▸ **Stated exercise**
Transcribe the listing that follows in full, omitting pictures.

▸ **Information supplied**
↓↓↓

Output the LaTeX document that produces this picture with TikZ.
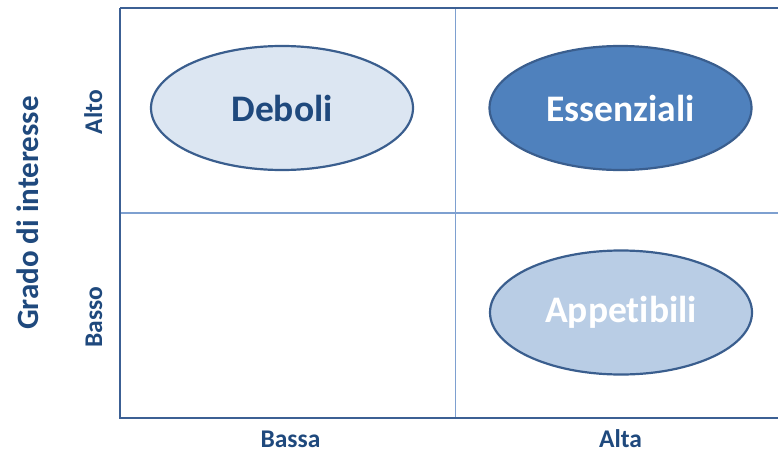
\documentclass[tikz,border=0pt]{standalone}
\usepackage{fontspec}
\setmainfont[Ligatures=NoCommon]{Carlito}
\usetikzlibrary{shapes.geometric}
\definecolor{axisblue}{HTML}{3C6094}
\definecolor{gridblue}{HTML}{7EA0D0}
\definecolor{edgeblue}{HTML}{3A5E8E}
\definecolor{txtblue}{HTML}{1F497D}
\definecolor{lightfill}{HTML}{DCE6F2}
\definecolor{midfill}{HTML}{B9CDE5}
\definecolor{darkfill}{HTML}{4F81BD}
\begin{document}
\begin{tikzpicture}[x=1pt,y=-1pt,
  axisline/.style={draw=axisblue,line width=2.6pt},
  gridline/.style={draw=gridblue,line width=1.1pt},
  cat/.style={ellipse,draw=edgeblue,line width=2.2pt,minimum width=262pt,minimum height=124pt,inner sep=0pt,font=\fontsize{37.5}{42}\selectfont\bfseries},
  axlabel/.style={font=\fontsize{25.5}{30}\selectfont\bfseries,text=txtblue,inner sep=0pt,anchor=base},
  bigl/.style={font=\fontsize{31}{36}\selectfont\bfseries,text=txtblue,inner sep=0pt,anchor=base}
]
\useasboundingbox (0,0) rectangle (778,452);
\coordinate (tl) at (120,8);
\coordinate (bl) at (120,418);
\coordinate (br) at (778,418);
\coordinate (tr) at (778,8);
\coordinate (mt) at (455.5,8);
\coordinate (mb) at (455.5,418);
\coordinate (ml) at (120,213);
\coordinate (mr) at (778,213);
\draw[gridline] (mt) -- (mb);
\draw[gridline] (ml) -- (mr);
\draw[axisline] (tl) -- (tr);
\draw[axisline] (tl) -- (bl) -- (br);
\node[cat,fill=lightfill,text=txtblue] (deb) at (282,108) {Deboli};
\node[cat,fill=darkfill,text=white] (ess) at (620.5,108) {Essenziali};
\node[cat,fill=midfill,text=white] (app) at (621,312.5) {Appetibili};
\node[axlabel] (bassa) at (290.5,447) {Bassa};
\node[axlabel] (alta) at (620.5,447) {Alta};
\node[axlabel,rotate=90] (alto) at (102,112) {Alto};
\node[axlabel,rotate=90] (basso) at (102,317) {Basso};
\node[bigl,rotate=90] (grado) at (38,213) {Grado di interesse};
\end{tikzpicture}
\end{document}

↑↑↑

▸ **Correct answer**
Output the LaTeX document that produces this picture with TikZ.
\documentclass[tikz,border=0pt]{standalone}
\usepackage{fontspec}
\setmainfont[Ligatures=NoCommon]{Carlito}
\usetikzlibrary{shapes.geometric}
\definecolor{axisblue}{HTML}{3C6094}
\definecolor{gridblue}{HTML}{7EA0D0}
\definecolor{edgeblue}{HTML}{3A5E8E}
\definecolor{txtblue}{HTML}{1F497D}
\definecolor{lightfill}{HTML}{DCE6F2}
\definecolor{midfill}{HTML}{B9CDE5}
\definecolor{darkfill}{HTML}{4F81BD}
\begin{document}
\begin{tikzpicture}[x=1pt,y=-1pt,
  axisline/.style={draw=axisblue,line width=2.6pt},
  gridline/.style={draw=gridblue,line width=1.1pt},
  cat/.style={ellipse,draw=edgeblue,line width=2.2pt,minimum width=262pt,minimum height=124pt,inner sep=0pt,font=\fontsize{37.5}{42}\selectfont\bfseries},
  axlabel/.style={font=\fontsize{25.5}{30}\selectfont\bfseries,text=txtblue,inner sep=0pt,anchor=base},
  bigl/.style={font=\fontsize{31}{36}\selectfont\bfseries,text=txtblue,inner sep=0pt,anchor=base}
]
\useasboundingbox (0,0) rectangle (778,452);
\coordinate (tl) at (120,8);
\coordinate (bl) at (120,418);
\coordinate (br) at (778,418);
\coordinate (tr) at (778,8);
\coordinate (mt) at (455.5,8);
\coordinate (mb) at (455.5,418);
\coordinate (ml) at (120,213);
\coordinate (mr) at (778,213);
\draw[gridline] (mt) -- (mb);
\draw[gridline] (ml) -- (mr);
\draw[axisline] (tl) -- (tr);
\draw[axisline] (tl) -- (bl) -- (br);
\node[cat,fill=lightfill,text=txtblue] (deb) at (282,108) {Deboli};
\node[cat,fill=darkfill,text=white] (ess) at (620.5,108) {Essenziali};
\node[cat,fill=midfill,text=white] (app) at (621,312.5) {Appetibili};
\node[axlabel] (bassa) at (290.5,447) {Bassa};
\node[axlabel] (alta) at (620.5,447) {Alta};
\node[axlabel,rotate=90] (alto) at (102,112) {Alto};
\node[axlabel,rotate=90] (basso) at (102,317) {Basso};
\node[bigl,rotate=90] (grado) at (38,213) {Grado di interesse};
\end{tikzpicture}
\end{document}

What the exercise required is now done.